You Might Want to Stay Ignorant

 

Inquiring Mind, or Wise Heart:

"Inquiring Minds Want to Know." A few years back that was the advertising slogan for a tabloid newspaper. It is also an accurate observation. It is healthy to want to know, to grow in understanding, and to gain a better command of the world around us and how it works. In the Western world, we speak of knowledge as being power. Indeed in this digital age, some of the most successful businesses deal in nothing but information, knowledge, data. Those who can successfully tap into that natural human tendency to quest to know more, find that knowledge is wealth.
Sometimes, though, knowledge isn't a good thing. I've seen situations when:
  • Knowledge is pain.
  • Knowledge is corrupting.
  • Knowledge is guilt. or,
  • Knowledge is maddening.
Some people-groups tend to live with a view of knowledge that is far different than mine, as a senior American.

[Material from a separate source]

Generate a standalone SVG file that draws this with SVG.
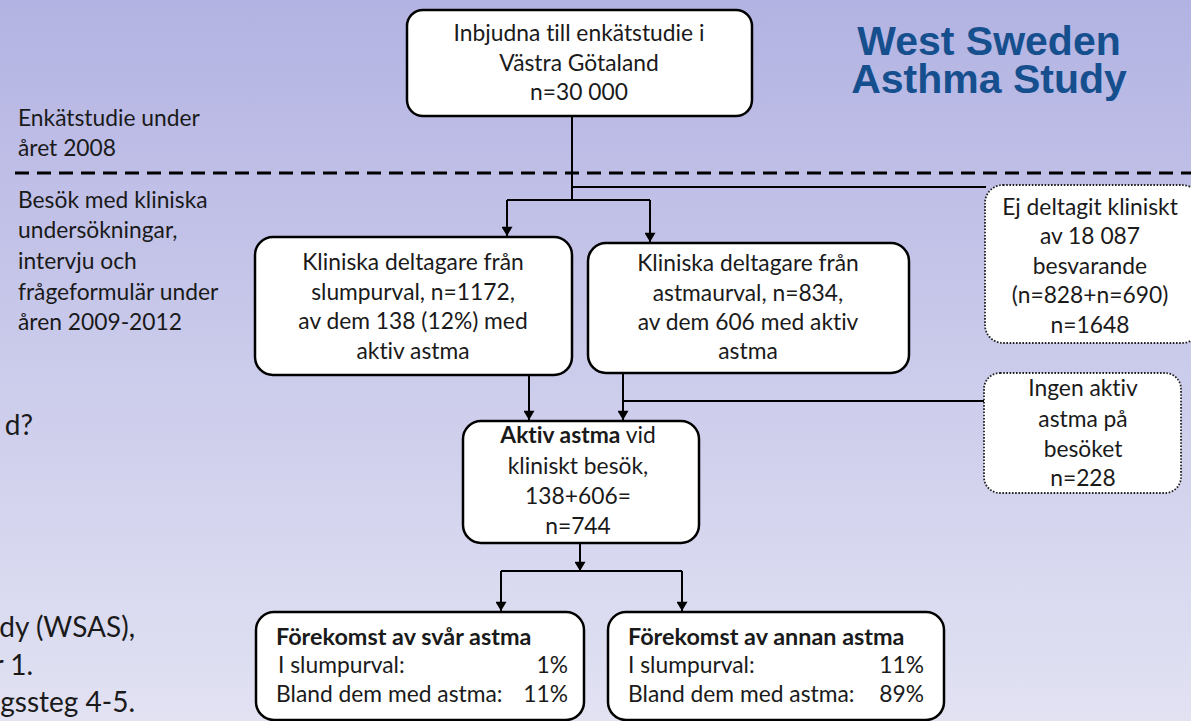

They aren't nearly as open, and they respect the closed-ness of others. Perhaps in those cultures, inquiring minds still want to know, but I see a realization there that says, "Wise hearts care enough to leave it alone.
Many of us are so connected that our lives are like a reality TV show, where cameras are on us 24/7. We don't eat without posting a picture of our food. Every move we make leaves a digital footprint and often a tweeted prediction. The most intimate details of life are dumped out before millions like breadcrumbs thrown to pigeons in a park. On the other end of those feeds are those who become annoyed, even indignant, when they aren't fed. Some of us are old enough to remember when people would make major trips without ever calling back home. My wife and I carried out a courtship largely through the US Postal Service. I have noticed that as we have more, cheaper, and faster means of passing on information that the demand--and I mean that in its most demanding sense--to know more has increased. "Minds addicted to knowledge demand to know," and they will make you pay if you don't feed them.

I'm not suggesting that you throw your iPhone away, or cancel your Twitter account. I am suggesting that perhaps we ought to think more and know less. The book of Proverbs speaks of discretion, the quality of behaving or speaking in such a way as to avoid causing offense or revealing private information. In 1:4 discretion--the ability to make proper decisions--is a goal of the book. Discretion guards a person (2:11). 11:12 speaks of an aspect of discretion, " a man of understanding keeps silent." (See also 11:22)

Instead of being so eager to know the latest, let's try to understand what we already know. Let's create some space between the deed done, or the word said, and its announcement to the world. Let's exercise some discretion. Let's emphasize wisdom in our hearts.